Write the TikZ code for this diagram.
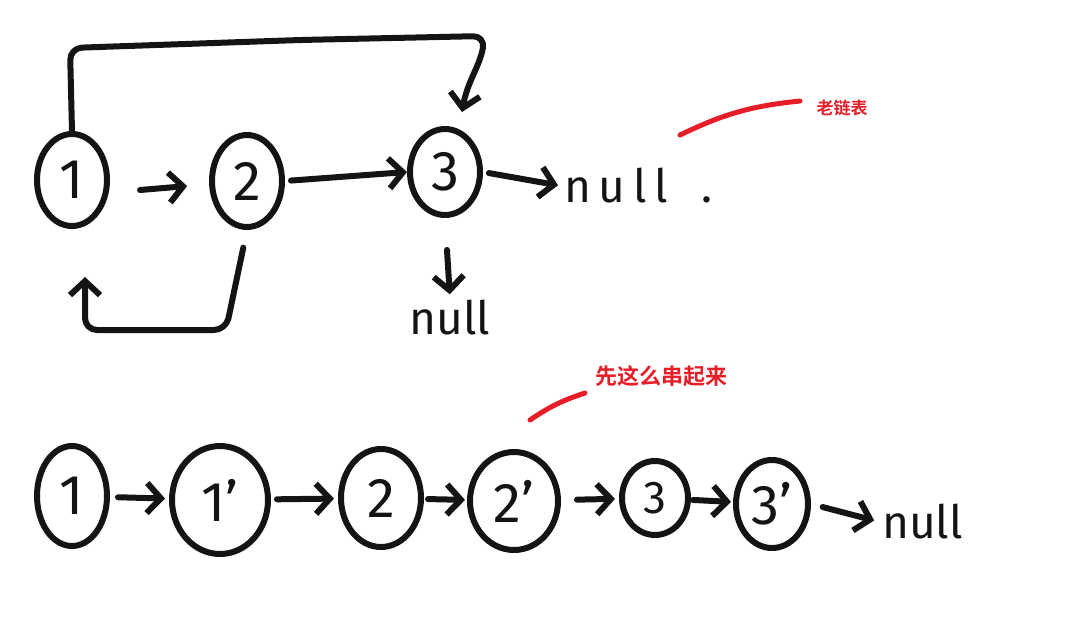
\documentclass[tikz,border=0pt]{standalone}
\usepackage{fontspec}
\setmainfont{Fira Sans}
\newfontfamily\cjk{Noto Sans CJK SC Bold}
\usepackage{xcolor}
\definecolor{ink}{RGB}{ 20,  20,  20}
\definecolor{mark}{RGB}{230,  30,  40}
\usetikzlibrary{shapes.geometric, arrows.meta, positioning}
\tikzset{
  listnode/.style={ellipse, draw=ink, line width=6pt, inner sep=0pt,
    minimum width=70pt, minimum height=92pt,
    font=\fontsize{56}{56}\selectfont, text=ink},
  nulltext/.style={font=\fontsize{46}{46}\selectfont, text=ink, inner sep=2pt},
  link/.style={-{Straight Barb[length=14pt, width=30pt]}, line width=6pt,
    color=ink, line cap=round, line join=round},
  loopline/.style={link, rounded corners=12pt},
  redmark/.style={line width=5pt, color=mark, line cap=round},
  redlabel/.style={font=\cjk\fontsize{17}{17}\selectfont, text=mark, inner sep=1pt}
}
\begin{document}
\begin{tikzpicture}[x=1pt, y=-1pt]
  \useasboundingbox (0,0) rectangle (1074,619);

  % old list
  \node[listnode] (a1) at (72,180) {1};
  \node[listnode] (a2) at (247,181) {2};
  \node[listnode, minimum height=86pt] (a3) at (445,172) {3};
  \node[nulltext, anchor=west] (anull) at (562,186) {n\,u\,l\,l\hspace{34pt}.};
  \node[nulltext] (bnull) at (450,318) {null};

  \draw[link, shorten >=22pt] (140,190) -- (a2);
  \draw[link, shorten <=6pt] (a2.east) -- (a3.west);
  \draw[link, shorten <=6pt, shorten >=4pt] (a3.east) -- (anull.west);
  \draw[link, shorten <=32pt, shorten >=4pt] (a3.south) -- (bnull.north);

  \coordinate (topl) at (70,48);
  \coordinate (topr) at (485,36);
  \coordinate (topend) at (462,112);
  \draw[loopline] (a1.north) -- (topl) -- (300,40) -- (topr)
    to[out=-100, in=80] (topend);
  \coordinate (botr) at (226,330);
  \coordinate (botl) at (85,330);
  \draw[loopline, shorten <=18pt, shorten >=48pt] (a2.south) -- (botr) -- (botl)
    -- (a1.south -| botl);

  \node[redlabel] (oldlist) at (842,108) {老链表};
  \draw[redmark] (680,135) to[bend left=10] (800,101);

  % new list
  \node[listnode, minimum height=100pt] (b1) at (72,496) {1};
  \node[listnode, minimum width=96pt, minimum height=108pt] (b1p) at (220,500) {1'};
  \node[listnode, minimum width=80pt, minimum height=98pt] (b2) at (381,498) {2};
  \node[listnode, minimum width=88pt, minimum height=98pt] (b2p) at (514,501) {2'};
  \node[listnode, minimum width=66pt, minimum height=74pt,
    font=\fontsize{46}{46}\selectfont] (b3) at (655,498) {3};
  \node[listnode, minimum width=72pt, minimum height=88pt] (b3p) at (772,504) {3'};
  \node[nulltext, anchor=west] (cnull) at (880,522) {null};

  \draw[link, shorten <=8pt, shorten >=4pt] (b1) -- (b1p);
  \draw[link, shorten <=6pt, shorten >=4pt] (b1p) -- (b2);
  \draw[link, shorten <=4pt, shorten >=2pt] (b2) -- (b2p);
  \draw[link, shorten <=16pt, shorten >=4pt] (b2p) -- (b3);
  \draw[link, shorten <=2pt, shorten >=2pt] (b3) -- (b3p);
  \draw[link, shorten <=12pt, shorten >=6pt] (b3p.east) -- (cnull.west);

  \node[redlabel, font=\cjk\fontsize{22}{22}\selectfont] (thenchain) at (661,376) {先这么串起来};
  \draw[redmark] (530,420) to[bend left=8] (585,393);
\end{tikzpicture}
\end{document}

==============================

### Aim of the exercise
Take the data above and repeat it exactly, leaving each picture out.

### Task response
Write the TikZ code for this diagram.
\documentclass[tikz,border=0pt]{standalone}
\usepackage{fontspec}
\setmainfont{Fira Sans}
\newfontfamily\cjk{Noto Sans CJK SC Bold}
\usepackage{xcolor}
\definecolor{ink}{RGB}{ 20,  20,  20}
\definecolor{mark}{RGB}{230,  30,  40}
\usetikzlibrary{shapes.geometric, arrows.meta, positioning}
\tikzset{
  listnode/.style={ellipse, draw=ink, line width=6pt, inner sep=0pt,
    minimum width=70pt, minimum height=92pt,
    font=\fontsize{56}{56}\selectfont, text=ink},
  nulltext/.style={font=\fontsize{46}{46}\selectfont, text=ink, inner sep=2pt},
  link/.style={-{Straight Barb[length=14pt, width=30pt]}, line width=6pt,
    color=ink, line cap=round, line join=round},
  loopline/.style={link, rounded corners=12pt},
  redmark/.style={line width=5pt, color=mark, line cap=round},
  redlabel/.style={font=\cjk\fontsize{17}{17}\selectfont, text=mark, inner sep=1pt}
}
\begin{document}
\begin{tikzpicture}[x=1pt, y=-1pt]
  \useasboundingbox (0,0) rectangle (1074,619);

  % old list
  \node[listnode] (a1) at (72,180) {1};
  \node[listnode] (a2) at (247,181) {2};
  \node[listnode, minimum height=86pt] (a3) at (445,172) {3};
  \node[nulltext, anchor=west] (anull) at (562,186) {n\,u\,l\,l\hspace{34pt}.};
  \node[nulltext] (bnull) at (450,318) {null};

  \draw[link, shorten >=22pt] (140,190) -- (a2);
  \draw[link, shorten <=6pt] (a2.east) -- (a3.west);
  \draw[link, shorten <=6pt, shorten >=4pt] (a3.east) -- (anull.west);
  \draw[link, shorten <=32pt, shorten >=4pt] (a3.south) -- (bnull.north);

  \coordinate (topl) at (70,48);
  \coordinate (topr) at (485,36);
  \coordinate (topend) at (462,112);
  \draw[loopline] (a1.north) -- (topl) -- (300,40) -- (topr)
    to[out=-100, in=80] (topend);
  \coordinate (botr) at (226,330);
  \coordinate (botl) at (85,330);
  \draw[loopline, shorten <=18pt, shorten >=48pt] (a2.south) -- (botr) -- (botl)
    -- (a1.south -| botl);

  \node[redlabel] (oldlist) at (842,108) {老链表};
  \draw[redmark] (680,135) to[bend left=10] (800,101);

  % new list
  \node[listnode, minimum height=100pt] (b1) at (72,496) {1};
  \node[listnode, minimum width=96pt, minimum height=108pt] (b1p) at (220,500) {1'};
  \node[listnode, minimum width=80pt, minimum height=98pt] (b2) at (381,498) {2};
  \node[listnode, minimum width=88pt, minimum height=98pt] (b2p) at (514,501) {2'};
  \node[listnode, minimum width=66pt, minimum height=74pt,
    font=\fontsize{46}{46}\selectfont] (b3) at (655,498) {3};
  \node[listnode, minimum width=72pt, minimum height=88pt] (b3p) at (772,504) {3'};
  \node[nulltext, anchor=west] (cnull) at (880,522) {null};

  \draw[link, shorten <=8pt, shorten >=4pt] (b1) -- (b1p);
  \draw[link, shorten <=6pt, shorten >=4pt] (b1p) -- (b2);
  \draw[link, shorten <=4pt, shorten >=2pt] (b2) -- (b2p);
  \draw[link, shorten <=16pt, shorten >=4pt] (b2p) -- (b3);
  \draw[link, shorten <=2pt, shorten >=2pt] (b3) -- (b3p);
  \draw[link, shorten <=12pt, shorten >=6pt] (b3p.east) -- (cnull.west);

  \node[redlabel, font=\cjk\fontsize{22}{22}\selectfont] (thenchain) at (661,376) {先这么串起来};
  \draw[redmark] (530,420) to[bend left=8] (585,393);
\end{tikzpicture}
\end{document}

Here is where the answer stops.